__Directions__.
Pictures do not belong in your copy. Repeat all the other data exactly.

__Data provided__.
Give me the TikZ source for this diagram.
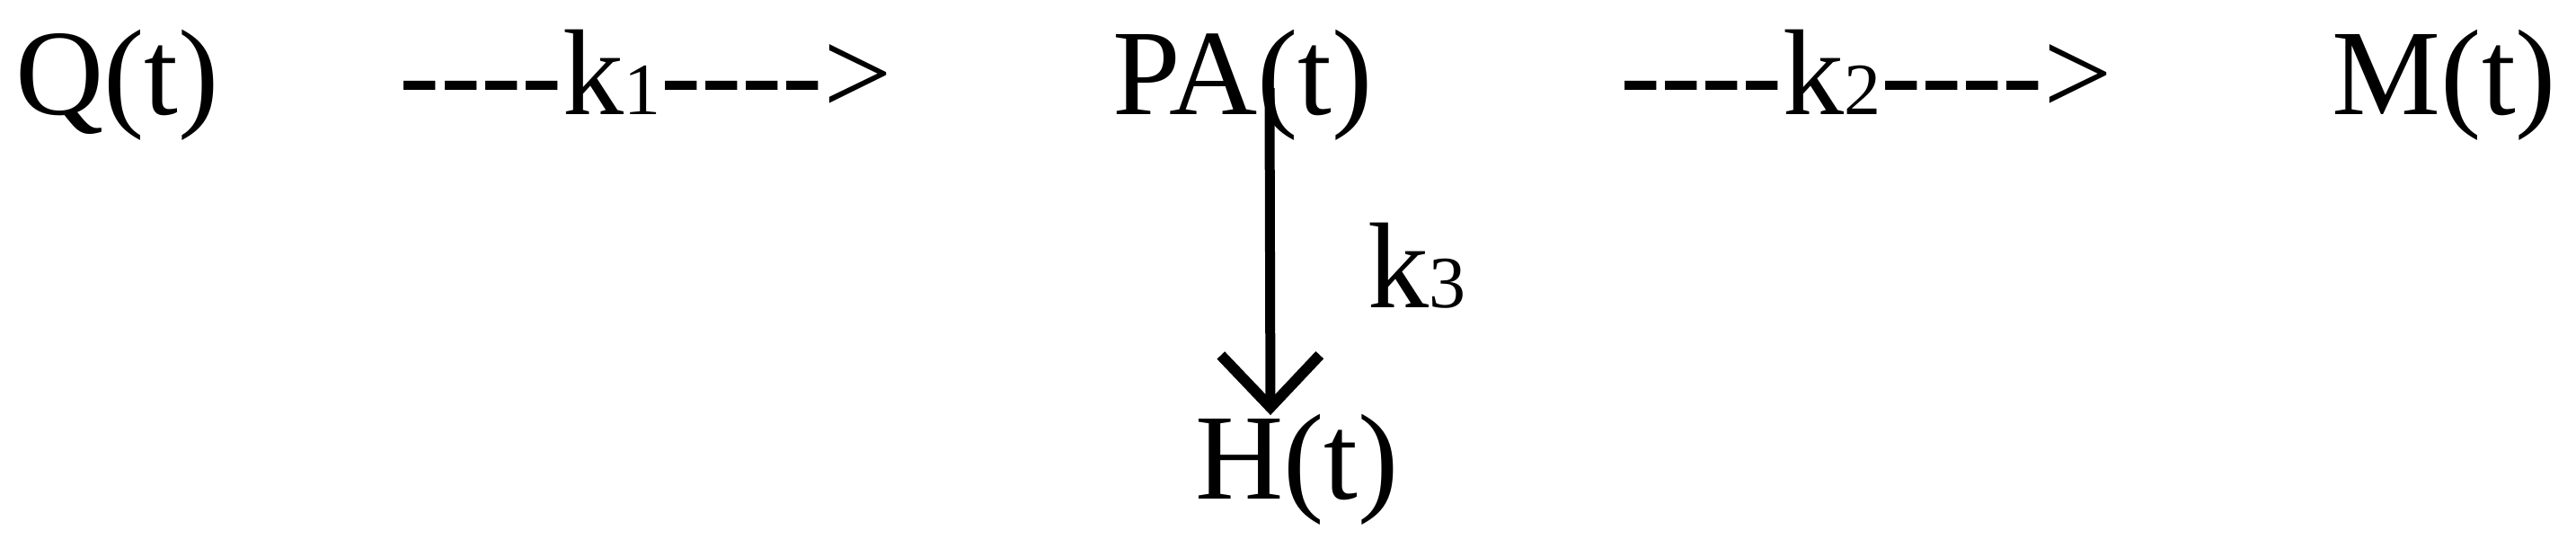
\documentclass[tikz,border=0pt]{standalone}
\usepackage{fontspec}
\setmainfont{Liberation Serif}
\usetikzlibrary{arrows.meta}
\newcommand{\sm}[1]{{\fontsize{8.2pt}{9pt}\selectfont #1}}
\newcommand{\hy}{-{}-{}-{}-{}}
\begin{document}
\begin{tikzpicture}[x=0.1pt,y=-0.1pt,
  lbl/.style={inner sep=0pt,outer sep=0pt,anchor=base west,font=\fontsize{13.6pt}{16pt}\selectfont},
  flow/.style={line width=1.1pt,-{Straight Barb[length=5.8pt,width=11pt,line width=1.2pt]}}]
\useasboundingbox[fill=white] (0,0) rectangle (2867,609);
\node[lbl] (q) at (17,127) {Q(t)};
\node[lbl] (r1) at (445,127) {\hy k\sm{1}\hy>};
\node[lbl] (pa) at (1238,127) {PA(t)};
\node[lbl] (r2) at (1803,127) {\hy k\sm{2}\hy>};
\node[lbl] (m) at (2596,127) {M(t)};
\node[lbl] (h) at (1330,555) {H(t)};
\node[lbl] (k3) at (1522,342) {k\sm{3}};
\coordinate (pafoot) at (1413,98);
\coordinate (htop) at (1414,462);
\draw[flow] (pafoot) -- (htop);
\end{tikzpicture}
\end{document}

__Written solution__.
Give me the TikZ source for this diagram.
\documentclass[tikz,border=0pt]{standalone}
\usepackage{fontspec}
\setmainfont{Liberation Serif}
\usetikzlibrary{arrows.meta}
\newcommand{\sm}[1]{{\fontsize{8.2pt}{9pt}\selectfont #1}}
\newcommand{\hy}{-{}-{}-{}-{}}
\begin{document}
\begin{tikzpicture}[x=0.1pt,y=-0.1pt,
  lbl/.style={inner sep=0pt,outer sep=0pt,anchor=base west,font=\fontsize{13.6pt}{16pt}\selectfont},
  flow/.style={line width=1.1pt,-{Straight Barb[length=5.8pt,width=11pt,line width=1.2pt]}}]
\useasboundingbox[fill=white] (0,0) rectangle (2867,609);
\node[lbl] (q) at (17,127) {Q(t)};
\node[lbl] (r1) at (445,127) {\hy k\sm{1}\hy>};
\node[lbl] (pa) at (1238,127) {PA(t)};
\node[lbl] (r2) at (1803,127) {\hy k\sm{2}\hy>};
\node[lbl] (m) at (2596,127) {M(t)};
\node[lbl] (h) at (1330,555) {H(t)};
\node[lbl] (k3) at (1522,342) {k\sm{3}};
\coordinate (pafoot) at (1413,98);
\coordinate (htop) at (1414,462);
\draw[flow] (pafoot) -- (htop);
\end{tikzpicture}
\end{document}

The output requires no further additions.